Aim. Set down each line of the material that follows, exactly, with no pictures.
******
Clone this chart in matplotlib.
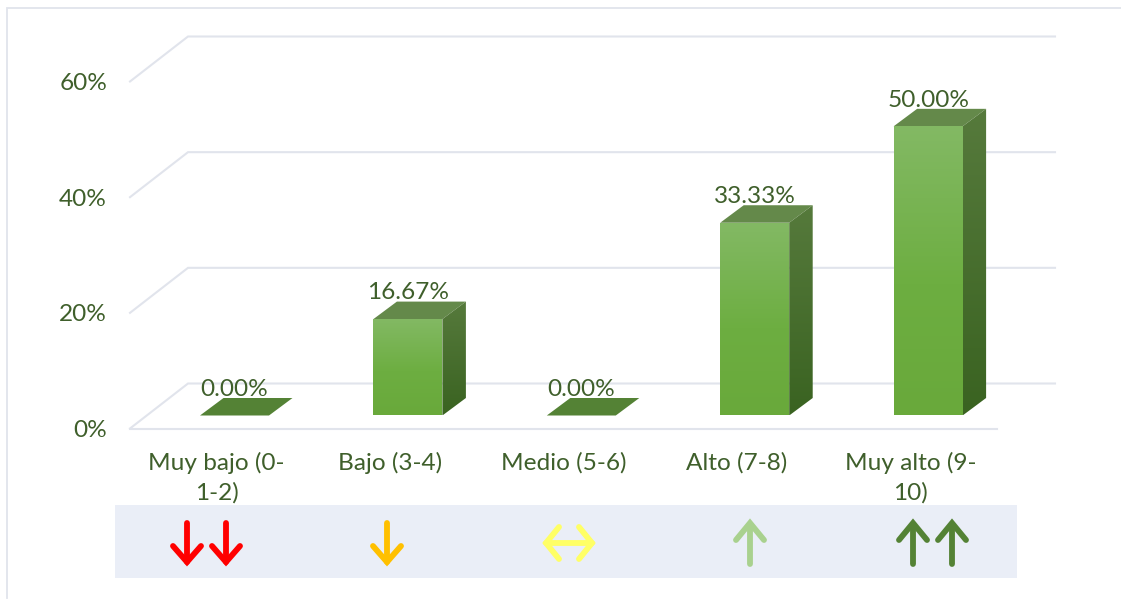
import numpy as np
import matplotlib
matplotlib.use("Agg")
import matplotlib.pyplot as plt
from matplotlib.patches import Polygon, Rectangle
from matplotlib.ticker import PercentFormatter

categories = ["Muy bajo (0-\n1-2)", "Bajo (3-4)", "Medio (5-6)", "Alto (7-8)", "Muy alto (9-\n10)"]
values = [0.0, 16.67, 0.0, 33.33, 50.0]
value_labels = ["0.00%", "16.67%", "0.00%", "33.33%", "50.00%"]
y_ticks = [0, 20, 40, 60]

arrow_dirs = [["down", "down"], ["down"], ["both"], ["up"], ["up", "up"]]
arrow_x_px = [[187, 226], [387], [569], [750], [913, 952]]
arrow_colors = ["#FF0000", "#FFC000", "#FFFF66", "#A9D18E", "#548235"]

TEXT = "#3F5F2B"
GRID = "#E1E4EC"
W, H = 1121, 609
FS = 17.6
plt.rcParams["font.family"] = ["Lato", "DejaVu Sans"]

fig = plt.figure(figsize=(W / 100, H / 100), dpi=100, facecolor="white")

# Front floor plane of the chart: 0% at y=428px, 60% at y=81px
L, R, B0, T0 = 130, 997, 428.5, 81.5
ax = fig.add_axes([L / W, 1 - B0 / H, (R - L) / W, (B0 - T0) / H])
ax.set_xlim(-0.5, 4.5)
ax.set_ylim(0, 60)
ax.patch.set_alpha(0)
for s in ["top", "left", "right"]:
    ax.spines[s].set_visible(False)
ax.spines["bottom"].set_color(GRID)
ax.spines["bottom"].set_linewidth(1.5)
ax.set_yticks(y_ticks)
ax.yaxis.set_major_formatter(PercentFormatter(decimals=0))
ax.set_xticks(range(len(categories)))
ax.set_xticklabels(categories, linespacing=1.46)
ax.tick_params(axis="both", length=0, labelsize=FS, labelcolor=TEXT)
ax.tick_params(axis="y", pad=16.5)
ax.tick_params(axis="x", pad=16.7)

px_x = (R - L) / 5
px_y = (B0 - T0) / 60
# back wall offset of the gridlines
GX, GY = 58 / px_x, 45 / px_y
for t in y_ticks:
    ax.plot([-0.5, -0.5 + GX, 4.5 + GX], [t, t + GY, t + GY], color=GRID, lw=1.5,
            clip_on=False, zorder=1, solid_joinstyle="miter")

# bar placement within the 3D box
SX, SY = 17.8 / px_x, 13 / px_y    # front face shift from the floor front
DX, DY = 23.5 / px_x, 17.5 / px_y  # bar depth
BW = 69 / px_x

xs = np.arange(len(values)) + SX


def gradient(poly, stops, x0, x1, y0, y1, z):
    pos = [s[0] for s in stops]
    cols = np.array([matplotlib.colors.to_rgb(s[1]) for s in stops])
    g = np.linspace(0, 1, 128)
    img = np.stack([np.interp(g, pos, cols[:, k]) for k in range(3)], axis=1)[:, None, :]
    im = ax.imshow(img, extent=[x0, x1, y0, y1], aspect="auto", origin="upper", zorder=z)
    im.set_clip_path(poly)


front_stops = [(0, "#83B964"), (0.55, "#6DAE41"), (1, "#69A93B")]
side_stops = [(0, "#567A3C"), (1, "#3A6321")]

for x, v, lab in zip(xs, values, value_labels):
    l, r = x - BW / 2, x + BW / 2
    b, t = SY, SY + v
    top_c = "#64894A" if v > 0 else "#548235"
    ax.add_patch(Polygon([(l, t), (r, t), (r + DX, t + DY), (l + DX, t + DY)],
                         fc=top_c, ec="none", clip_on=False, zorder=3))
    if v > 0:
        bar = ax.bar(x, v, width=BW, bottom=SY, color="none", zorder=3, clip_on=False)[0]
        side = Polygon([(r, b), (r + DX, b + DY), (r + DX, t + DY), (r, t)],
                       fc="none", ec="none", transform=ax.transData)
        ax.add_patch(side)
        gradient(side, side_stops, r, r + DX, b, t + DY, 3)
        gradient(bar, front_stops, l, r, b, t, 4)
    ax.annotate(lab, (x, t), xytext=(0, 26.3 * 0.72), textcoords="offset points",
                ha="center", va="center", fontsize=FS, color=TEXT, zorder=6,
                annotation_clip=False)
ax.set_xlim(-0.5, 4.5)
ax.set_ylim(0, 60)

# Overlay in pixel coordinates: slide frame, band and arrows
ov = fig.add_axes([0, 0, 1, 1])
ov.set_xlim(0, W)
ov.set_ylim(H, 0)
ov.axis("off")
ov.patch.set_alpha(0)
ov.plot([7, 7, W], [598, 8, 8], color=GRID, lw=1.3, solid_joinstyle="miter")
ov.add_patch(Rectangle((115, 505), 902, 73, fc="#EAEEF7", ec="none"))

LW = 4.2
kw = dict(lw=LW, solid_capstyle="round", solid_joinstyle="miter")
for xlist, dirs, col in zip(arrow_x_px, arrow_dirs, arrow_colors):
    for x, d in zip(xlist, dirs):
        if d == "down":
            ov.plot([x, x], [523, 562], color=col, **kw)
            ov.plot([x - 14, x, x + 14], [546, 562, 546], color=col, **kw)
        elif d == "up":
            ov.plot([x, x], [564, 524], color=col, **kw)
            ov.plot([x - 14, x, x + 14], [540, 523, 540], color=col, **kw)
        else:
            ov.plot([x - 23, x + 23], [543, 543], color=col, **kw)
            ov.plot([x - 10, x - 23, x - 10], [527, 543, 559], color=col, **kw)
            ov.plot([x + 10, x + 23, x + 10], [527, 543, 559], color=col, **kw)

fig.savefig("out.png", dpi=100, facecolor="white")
******
Answer for this exercise.
Clone this chart in matplotlib.
import numpy as np
import matplotlib
matplotlib.use("Agg")
import matplotlib.pyplot as plt
from matplotlib.patches import Polygon, Rectangle
from matplotlib.ticker import PercentFormatter

categories = ["Muy bajo (0-\n1-2)", "Bajo (3-4)", "Medio (5-6)", "Alto (7-8)", "Muy alto (9-\n10)"]
values = [0.0, 16.67, 0.0, 33.33, 50.0]
value_labels = ["0.00%", "16.67%", "0.00%", "33.33%", "50.00%"]
y_ticks = [0, 20, 40, 60]

arrow_dirs = [["down", "down"], ["down"], ["both"], ["up"], ["up", "up"]]
arrow_x_px = [[187, 226], [387], [569], [750], [913, 952]]
arrow_colors = ["#FF0000", "#FFC000", "#FFFF66", "#A9D18E", "#548235"]

TEXT = "#3F5F2B"
GRID = "#E1E4EC"
W, H = 1121, 609
FS = 17.6
plt.rcParams["font.family"] = ["Lato", "DejaVu Sans"]

fig = plt.figure(figsize=(W / 100, H / 100), dpi=100, facecolor="white")

# Front floor plane of the chart: 0% at y=428px, 60% at y=81px
L, R, B0, T0 = 130, 997, 428.5, 81.5
ax = fig.add_axes([L / W, 1 - B0 / H, (R - L) / W, (B0 - T0) / H])
ax.set_xlim(-0.5, 4.5)
ax.set_ylim(0, 60)
ax.patch.set_alpha(0)
for s in ["top", "left", "right"]:
    ax.spines[s].set_visible(False)
ax.spines["bottom"].set_color(GRID)
ax.spines["bottom"].set_linewidth(1.5)
ax.set_yticks(y_ticks)
ax.yaxis.set_major_formatter(PercentFormatter(decimals=0))
ax.set_xticks(range(len(categories)))
ax.set_xticklabels(categories, linespacing=1.46)
ax.tick_params(axis="both", length=0, labelsize=FS, labelcolor=TEXT)
ax.tick_params(axis="y", pad=16.5)
ax.tick_params(axis="x", pad=16.7)

px_x = (R - L) / 5
px_y = (B0 - T0) / 60
# back wall offset of the gridlines
GX, GY = 58 / px_x, 45 / px_y
for t in y_ticks:
    ax.plot([-0.5, -0.5 + GX, 4.5 + GX], [t, t + GY, t + GY], color=GRID, lw=1.5,
            clip_on=False, zorder=1, solid_joinstyle="miter")

# bar placement within the 3D box
SX, SY = 17.8 / px_x, 13 / px_y    # front face shift from the floor front
DX, DY = 23.5 / px_x, 17.5 / px_y  # bar depth
BW = 69 / px_x

xs = np.arange(len(values)) + SX


def gradient(poly, stops, x0, x1, y0, y1, z):
    pos = [s[0] for s in stops]
    cols = np.array([matplotlib.colors.to_rgb(s[1]) for s in stops])
    g = np.linspace(0, 1, 128)
    img = np.stack([np.interp(g, pos, cols[:, k]) for k in range(3)], axis=1)[:, None, :]
    im = ax.imshow(img, extent=[x0, x1, y0, y1], aspect="auto", origin="upper", zorder=z)
    im.set_clip_path(poly)


front_stops = [(0, "#83B964"), (0.55, "#6DAE41"), (1, "#69A93B")]
side_stops = [(0, "#567A3C"), (1, "#3A6321")]

for x, v, lab in zip(xs, values, value_labels):
    l, r = x - BW / 2, x + BW / 2
    b, t = SY, SY + v
    top_c = "#64894A" if v > 0 else "#548235"
    ax.add_patch(Polygon([(l, t), (r, t), (r + DX, t + DY), (l + DX, t + DY)],
                         fc=top_c, ec="none", clip_on=False, zorder=3))
    if v > 0:
        bar = ax.bar(x, v, width=BW, bottom=SY, color="none", zorder=3, clip_on=False)[0]
        side = Polygon([(r, b), (r + DX, b + DY), (r + DX, t + DY), (r, t)],
                       fc="none", ec="none", transform=ax.transData)
        ax.add_patch(side)
        gradient(side, side_stops, r, r + DX, b, t + DY, 3)
        gradient(bar, front_stops, l, r, b, t, 4)
    ax.annotate(lab, (x, t), xytext=(0, 26.3 * 0.72), textcoords="offset points",
                ha="center", va="center", fontsize=FS, color=TEXT, zorder=6,
                annotation_clip=False)
ax.set_xlim(-0.5, 4.5)
ax.set_ylim(0, 60)

# Overlay in pixel coordinates: slide frame, band and arrows
ov = fig.add_axes([0, 0, 1, 1])
ov.set_xlim(0, W)
ov.set_ylim(H, 0)
ov.axis("off")
ov.patch.set_alpha(0)
ov.plot([7, 7, W], [598, 8, 8], color=GRID, lw=1.3, solid_joinstyle="miter")
ov.add_patch(Rectangle((115, 505), 902, 73, fc="#EAEEF7", ec="none"))

LW = 4.2
kw = dict(lw=LW, solid_capstyle="round", solid_joinstyle="miter")
for xlist, dirs, col in zip(arrow_x_px, arrow_dirs, arrow_colors):
    for x, d in zip(xlist, dirs):
        if d == "down":
            ov.plot([x, x], [523, 562], color=col, **kw)
            ov.plot([x - 14, x, x + 14], [546, 562, 546], color=col, **kw)
        elif d == "up":
            ov.plot([x, x], [564, 524], color=col, **kw)
            ov.plot([x - 14, x, x + 14], [540, 523, 540], color=col, **kw)
        else:
            ov.plot([x - 23, x + 23], [543, 543], color=col, **kw)
            ov.plot([x - 10, x - 23, x - 10], [527, 543, 559], color=col, **kw)
            ov.plot([x + 10, x + 23, x + 10], [527, 543, 559], color=col, **kw)

fig.savefig("out.png", dpi=100, facecolor="white")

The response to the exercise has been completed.